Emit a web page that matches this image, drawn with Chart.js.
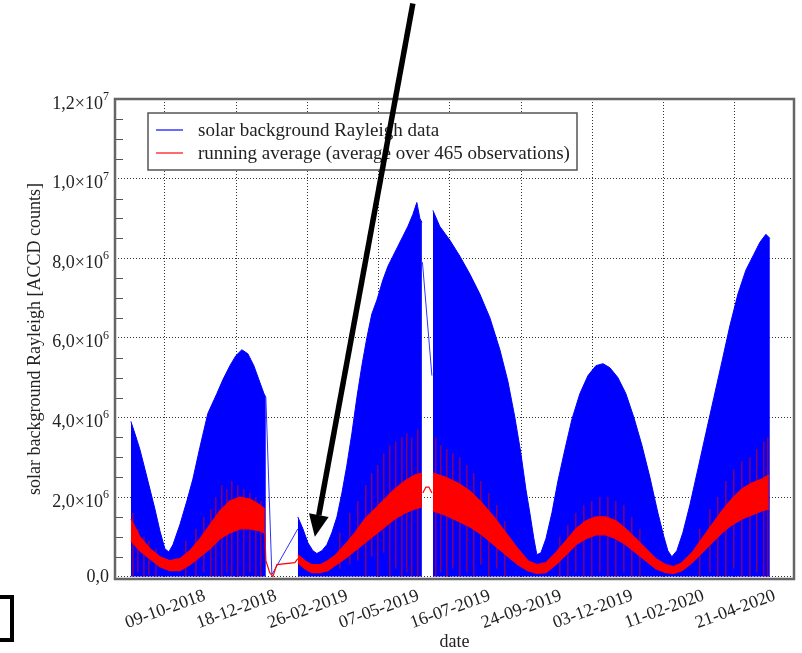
<!DOCTYPE html>
<html>
<head>
<meta charset="utf-8">
<script src="https://cdn.jsdelivr.net/npm/chart.js@4.4.0/dist/chart.umd.min.js"></script>
<style>
  body { margin: 0; background: #fff; }
  #wrap { position: relative; width: 802px; height: 653px; overflow: hidden; }
  #box { position: absolute; left: -20px; top: 595px; width: 34px; height: 47px; border: 4px solid #000; box-sizing: border-box; }
</style>
</head>
<body>
<div id="wrap">
  <canvas id="myChart" width="802" height="653"></canvas>
  <div id="box"></div>
</div>
<script>
// Eje x: dias contados desde el 09-10-2018 (primer tick)
const startDate = Date.UTC(2018, 9, 9);
const xTickDays = [0, 70, 140, 210, 280, 350, 420, 490, 560];
const yTickValues = [0, 2e6, 4e6, 6e6, 8e6, 1e7, 1.2e7];

// Envolvente superior de los datos Rayleigh (millones de cuentas), null = hueco sin datos
const blueDays = [-33.4, -29.5, -24.6, -19.6, -14.7, -9.8, -4.9, 0, 3.9, 7.9, 14.7, 21.6, 27.5, 34.4, 42.2, 51.1, 57, 63.9, 69.7, 75.6, 81.5, 87.4, 92.3, 97.3, 99.2,
  115,
  130.6, 135.6, 140.5, 145.4, 149.3, 154.2, 159.1, 164, 169, 173.9, 178.8, 183.7, 188.6, 193.5, 198.4, 203.3, 208.3, 214.1, 219.1, 224, 228.9, 233.8, 238.7, 243.6, 247.5, 250.5, 252.5,
  257,
  263.3, 270, 280, 289.8, 299.6, 309.4, 319.3, 329.1, 337, 343.8, 349.7, 354.6, 358.5, 362.5, 365.4, 369.4, 374.3, 380.2, 386.1, 393, 399.8, 407.7, 415.6, 423.4, 430.3, 437.1, 445, 452.8, 460.7, 468.6, 476.4, 484.3, 490.2, 494.1, 498, 502.9, 508.8, 515.7, 523.6, 531.4, 539.3, 547.2, 555, 562.9, 570.7, 578.6, 584.5, 590.4, 594.3];
const blueTop = [3.9, 3.6, 3.2, 2.7, 2.2, 1.7, 1.15, 0.7, 0.62, 0.8, 1.3, 1.9, 2.45, 3.25, 4.1, 4.6, 4.95, 5.3, 5.55, 5.7, 5.6, 5.3, 4.95, 4.6, 4.5,
  null,
  1.5, 1.2, 0.85, 0.65, 0.58, 0.65, 0.8, 1.1, 1.5, 2.1, 2.8, 3.6, 4.5, 5.3, 6.0, 6.6, 6.95, 7.45, 7.8, 8.05, 8.3, 8.55, 8.8, 9.1, 9.4, 9.0, 8.9,
  null,
  9.2, 8.8, 8.45, 8.05, 7.6, 7.1, 6.5, 5.7, 4.9, 4.0, 3.1, 2.2, 1.6, 0.95, 0.55, 0.6, 0.95, 1.6, 2.4, 3.2, 3.95, 4.6, 5.05, 5.3, 5.35, 5.25, 5.0, 4.6, 4.0, 3.3, 2.5, 1.6, 1.0, 0.65, 0.5, 0.65, 1.1, 1.8, 2.7, 3.6, 4.5, 5.4, 6.3, 7.1, 7.7, 8.1, 8.4, 8.6, 8.5];

// Linea fina que une los bloques a traves de los huecos
const blueGapDays = [99.2, 105.1, 130.6, 200, 253, 262.3];
const blueGapVals = [4.5, 0.05, 1.2, null, 7.9, 5.05];

// Promedio movil: borde superior e inferior de la banda roja (millones)
const redDays = [-33.4, -24.6, -14.7, -4.9, 4.9, 14.7, 24.6, 34.4, 44.2, 54, 63.9, 73.7, 83.5, 93.3, 98.2,
  115,
  130.6, 137.5, 144.4, 152.3, 160.1, 168, 176.8, 186.6, 196.5, 206.3, 216.1, 225.9, 235.8, 245.6, 252.5,
  257,
  263.3, 275.1, 287.8, 299.6, 311.4, 323.2, 335, 346.8, 356.6, 365.4, 374.3, 384.1, 393.9, 403.7, 413.6, 423.4, 433.2, 443, 452.8, 462.7, 472.5, 482.3, 492.1, 500, 507.9, 517.7, 527.5, 537.3, 547.2, 557, 566.8, 576.6, 586.4, 593.3];
const redUpper = [1.45, 1.0, 0.7, 0.5, 0.4, 0.45, 0.65, 0.95, 1.3, 1.65, 1.9, 2.0, 1.95, 1.8, 1.7,
  null,
  0.55, 0.4, 0.3, 0.3, 0.4, 0.55, 0.8, 1.1, 1.45, 1.7, 1.95, 2.2, 2.4, 2.55, 2.6,
  null,
  2.6, 2.5, 2.35, 2.15, 1.85, 1.5, 1.1, 0.7, 0.4, 0.3, 0.35, 0.6, 0.9, 1.2, 1.4, 1.5, 1.5, 1.4, 1.2, 0.95, 0.7, 0.45, 0.3, 0.25, 0.35, 0.6, 0.95, 1.3, 1.65, 1.95, 2.2, 2.35, 2.45, 2.55];
const redLower = [0.9, 0.65, 0.45, 0.25, 0.15, 0.15, 0.3, 0.5, 0.7, 0.95, 1.1, 1.2, 1.2, 1.15, 1.1,
  null,
  0.35, 0.2, 0.1, 0.1, 0.15, 0.3, 0.45, 0.65, 0.85, 1.05, 1.25, 1.45, 1.6, 1.7, 1.75,
  null,
  1.65, 1.55, 1.4, 1.25, 1.05, 0.8, 0.55, 0.3, 0.15, 0.08, 0.1, 0.3, 0.55, 0.8, 0.95, 1.05, 1.05, 0.95, 0.8, 0.6, 0.4, 0.2, 0.1, 0.08, 0.15, 0.35, 0.6, 0.85, 1.1, 1.3, 1.45, 1.55, 1.65, 1.7];

// Promedio movil dentro de los huecos
const redGapDays = [98.2, 99.2, 103, 106.1, 110, 127.7, 130.6, 200, 253.4, 256.4, 259.3, 262.3];
const redGapVals = [1.1, 0.4, 0.1, 0, 0.3, 0.35, 0.45, null, 2.1, 2.25, 2.25, 2.1];

// Picos verticales del promedio movil (minimo y maximo, millones)
const spikeDays = [-31.4, -26.5, -20.6, -15.7, -8.8, 20.6, 30.5, 38.3, 45.2, 50.1, 56.0, 60.9, 65.8, 71.7, 77.6, 83.5, 89.4, 94.3,
  171.9, 181.7, 189.6, 197.4, 203.3, 209.2, 215.1, 221.0, 226.9, 232.8, 237.7, 242.6, 248.5,
  266.2, 271.1, 277.0, 282.9, 289.8, 296.7, 303.5, 310.4, 318.3, 326.1, 334.0, 388.0, 395.9, 403.7, 411.6, 419.4, 427.3, 435.2, 443.0, 450.9, 458.7, 466.6,
  525.5, 535.4, 543.2, 551.1, 558.9, 566.8, 574.7, 581.5, 588.4, 592.3];
const spikeLow = [0, 0.1, 0, 0.05, 0, 0, 0, 0.1, 0, 0, 0, 0.1, 0, 0, 0, 0.1, 0, 0,
  0.2, 0.3, 0.4, 0, 0.5, 0, 0.6, 0, 0.2, 0, 0.1, 0, 0,
  0, 0.1, 0, 0.2, 0, 0.1, 0, 0.3, 0, 0.2, 0, 0, 0, 0.1, 0, 0, 0.1, 0, 0, 0.1, 0, 0,
  0, 0.1, 0, 0, 0.2, 0, 0, 0.1, 0, 0];
const spikeHigh = [1.6, 1.2, 1.0, 0.9, 0.7, 0.9, 1.2, 1.5, 1.7, 2.0, 2.3, 2.2, 2.4, 2.3, 2.2, 2.1, 2.0, 1.9,
  1.1, 1.6, 1.9, 2.3, 2.6, 2.8, 3.1, 3.3, 3.4, 3.5, 3.6, 3.5, 3.7,
  3.5, 3.3, 3.2, 3.1, 3.0, 2.8, 2.6, 2.4, 2.1, 1.8, 1.4, 1.0, 1.3, 1.6, 1.8, 1.9, 2.0, 2.0, 1.9, 1.8, 1.5, 1.2,
  1.2, 1.7, 2.0, 2.4, 2.7, 2.9, 3.0, 3.2, 3.4, 3.5];

// Flecha negra (anotacion), en coordenadas de datos
const arrowTail = { day: 243.6, value: 14.4e6 };
const arrowTip = { day: 147.3, value: 1.0e6 };

const serif = '"Liberation Serif", "Times New Roman", serif';

function toPoints(days, vals) {
  return days.map((d, i) => ({ x: d, y: vals[i] === null ? null : vals[i] * 1e6 }));
}

function formatDate(day) {
  const dt = new Date(startDate + day * 86400000);
  const dd = String(dt.getUTCDate()).padStart(2, '0');
  const mm = String(dt.getUTCMonth() + 1).padStart(2, '0');
  return dd + '-' + mm + '-' + dt.getUTCFullYear();
}

// Etiqueta del eje y separada en base y exponente (1,2x10^7)
function yLabelParts(v) {
  if (v === 0) return ['0,0', ''];
  const exp = Math.floor(Math.log10(v) + 1e-9);
  const mant = (v / Math.pow(10, exp)).toFixed(1).replace('.', ',');
  return [mant + '×10', String(exp)];
}

const spikePoints = [];
spikeDays.forEach((d, i) => {
  spikePoints.push({ x: d, y: spikeLow[i] * 1e6 }, { x: d, y: spikeHigh[i] * 1e6 }, { x: d, y: null });
});

// Marco, ticks menores y leyenda dentro del area del grafico
const framePlugin = {
  id: 'framePlugin',
  afterDatasetsDraw(chart) {
    const { ctx, chartArea: a, scales } = chart;
    ctx.save();
    // ticks menores del eje y
    ctx.strokeStyle = '#555';
    ctx.lineWidth = 1;
    for (let v = 5e5; v < 1.2e7; v += 5e5) {
      if (v % 2e6 === 0) continue;
      const y = Math.round(scales.y.getPixelForValue(v)) + 0.5;
      ctx.beginPath();
      ctx.moveTo(a.left, y);
      ctx.lineTo(a.left + 8, y);
      ctx.stroke();
    }
    ctx.strokeStyle = '#666';
    ctx.lineWidth = 2.5;
    ctx.strokeRect(a.left, a.top, a.right - a.left, a.bottom - a.top);

    // leyenda
    const lx = a.left + 33, ly = a.top + 14;
    ctx.fillStyle = '#fff';
    ctx.fillRect(lx, ly, 429, 57);
    ctx.strokeStyle = '#555';
    ctx.lineWidth = 1.5;
    ctx.strokeRect(lx, ly, 429, 57);
    const items = [
      { text: chart.data.datasets[0].label, color: '#3a3aff' },
      { text: chart.data.datasets[3].label, color: '#ff3a3a' }
    ];
    ctx.font = '19px ' + serif;
    ctx.textAlign = 'left';
    ctx.textBaseline = 'alphabetic';
    items.forEach((it, i) => {
      const y = ly + 17 + i * 23;
      ctx.strokeStyle = it.color;
      ctx.lineWidth = 1.5;
      ctx.beginPath();
      ctx.moveTo(lx + 8, y);
      ctx.lineTo(lx + 35, y);
      ctx.stroke();
      ctx.fillStyle = '#222';
      ctx.fillText(it.text, lx + 50, y + 6);
    });
    ctx.restore();
  },
  afterDraw(chart) {
    const { ctx, chartArea: a, scales } = chart;
    ctx.save();
    // etiquetas del eje y con exponente
    yTickValues.forEach((v) => {
      const y = scales.y.getPixelForValue(v);
      const [base, exp] = yLabelParts(v);
      const xr = a.left - 6;
      ctx.fillStyle = '#222';
      ctx.textBaseline = 'alphabetic';
      if (exp) {
        ctx.font = '12px ' + serif;
        const sw = ctx.measureText(exp).width;
        ctx.textAlign = 'left';
        ctx.fillText(exp, xr - sw, y + 1);
        ctx.font = '18px ' + serif;
        ctx.textAlign = 'right';
        ctx.fillText(base, xr - sw, y + 9.5);
      } else {
        ctx.font = '18px ' + serif;
        ctx.textAlign = 'right';
        ctx.fillText(base, xr, y + 5.5);
      }
    });

    // flecha
    const x1 = scales.x.getPixelForValue(arrowTail.day), y1 = scales.y.getPixelForValue(arrowTail.value);
    const x2 = scales.x.getPixelForValue(arrowTip.day), y2 = scales.y.getPixelForValue(arrowTip.value);
    const ang = Math.atan2(y2 - y1, x2 - x1);
    const headLen = 22, headW = 10;
    const bx = x2 - headLen * Math.cos(ang), by = y2 - headLen * Math.sin(ang);
    ctx.strokeStyle = '#000';
    ctx.fillStyle = '#000';
    ctx.lineWidth = 5.5;
    ctx.beginPath();
    ctx.moveTo(x1, y1);
    ctx.lineTo(bx, by);
    ctx.stroke();
    ctx.beginPath();
    ctx.moveTo(x2, y2);
    ctx.lineTo(bx + headW * Math.sin(ang), by - headW * Math.cos(ang));
    ctx.lineTo(bx - headW * Math.sin(ang), by + headW * Math.cos(ang));
    ctx.closePath();
    ctx.fill();
    ctx.restore();
  }
};

const lineBase = { pointRadius: 0, tension: 0, spanGaps: false };

const datasets = [
  { ...lineBase, label: 'solar background Rayleigh data', data: toPoints(blueDays, blueTop),
    borderColor: '#0000ff', backgroundColor: '#0000ff', borderWidth: 1, fill: 'origin', order: 5 },
  { ...lineBase, label: 'gap blue', data: toPoints(blueGapDays, blueGapVals),
    borderColor: '#3030ff', borderWidth: 1, fill: false, order: 4 },
  { ...lineBase, label: 'spikes', data: spikePoints,
    borderColor: 'rgba(225,0,0,0.85)', borderWidth: 1, fill: false, order: 3 },
  { ...lineBase, label: 'running average (average over 465 observations)', data: toPoints(redDays, redUpper),
    borderColor: '#ff0000', backgroundColor: '#ff0000', borderWidth: 1.2, fill: '+1', order: 1 },
  { ...lineBase, label: 'lower', data: toPoints(redDays, redLower),
    borderColor: '#ff0000', borderWidth: 1.2, fill: false, order: 1 },
  { ...lineBase, label: 'gap red', data: toPoints(redGapDays, redGapVals),
    borderColor: '#ff0000', borderWidth: 1.2, fill: false, order: 2 }
];

const axisFont = { family: serif, size: 18 };

new Chart(document.getElementById('myChart'), {
  type: 'line',
  data: { datasets },
  options: {
    responsive: false,
    animation: false,
    devicePixelRatio: 1,
    events: [],
    layout: { padding: { top: 99, right: 8, bottom: 0, left: 0 } },
    plugins: { legend: { display: false }, tooltip: { enabled: false } },
    scales: {
      x: {
        type: 'linear', min: -49, max: 618, offset: false,
        afterBuildTicks: (scale) => { scale.ticks = xTickDays.map((v) => ({ value: v })); },
        afterFit: (scale) => { scale.height = 74; },
        grid: { color: '#333', lineWidth: 1, drawTicks: false },
        border: { display: false, dash: [1, 2] },
        ticks: { autoSkip: false, minRotation: 20, maxRotation: 20, labelOffset: 40, padding: 6,
          color: '#222', font: axisFont, callback: (v) => formatDate(v) },
        title: { display: true, text: 'date', color: '#222', font: axisFont, padding: { top: 0, bottom: 0 } }
      },
      y: {
        type: 'linear', min: -60000, max: 1.2e7,
        afterBuildTicks: (scale) => { scale.ticks = yTickValues.map((v) => ({ value: v })); },
        afterFit: (scale) => { scale.width = 115; },
        grid: { color: '#333', lineWidth: 1, drawTicks: false },
        border: { display: false, dash: [1, 2] },
        ticks: { display: false },
        title: { display: true, text: 'solar background Rayleigh [ACCD counts]', color: '#222', font: axisFont,
          padding: { top: 24, bottom: 0 } }
      }
    }
  },
  plugins: [framePlugin]
});
</script>
</body>
</html>
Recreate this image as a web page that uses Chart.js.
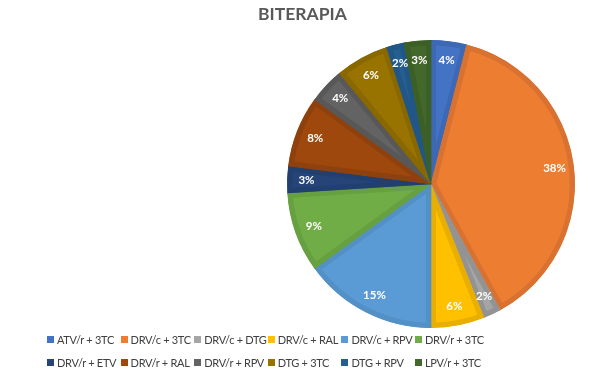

#####

What this task involves: Leave out the pictures and repeat the lines from the start of the material through the line with "const yTickValues = [0, 2e6, 4e6, 6e6, 8e6, 1e7, 1.2e7];", inclusive.

Response:
Emit a web page that matches this image, drawn with Chart.js.
<!DOCTYPE html>
<html>
<head>
<meta charset="utf-8">
<script src="https://cdn.jsdelivr.net/npm/chart.js@4.4.0/dist/chart.umd.min.js"></script>
<style>
  body { margin: 0; background: #fff; }
  #wrap { position: relative; width: 802px; height: 653px; overflow: hidden; }
  #box { position: absolute; left: -20px; top: 595px; width: 34px; height: 47px; border: 4px solid #000; box-sizing: border-box; }
</style>
</head>
<body>
<div id="wrap">
  <canvas id="myChart" width="802" height="653"></canvas>
  <div id="box"></div>
</div>
<script>
// Eje x: dias contados desde el 09-10-2018 (primer tick)
const startDate = Date.UTC(2018, 9, 9);
const xTickDays = [0, 70, 140, 210, 280, 350, 420, 490, 560];
const yTickValues = [0, 2e6, 4e6, 6e6, 8e6, 1e7, 1.2e7];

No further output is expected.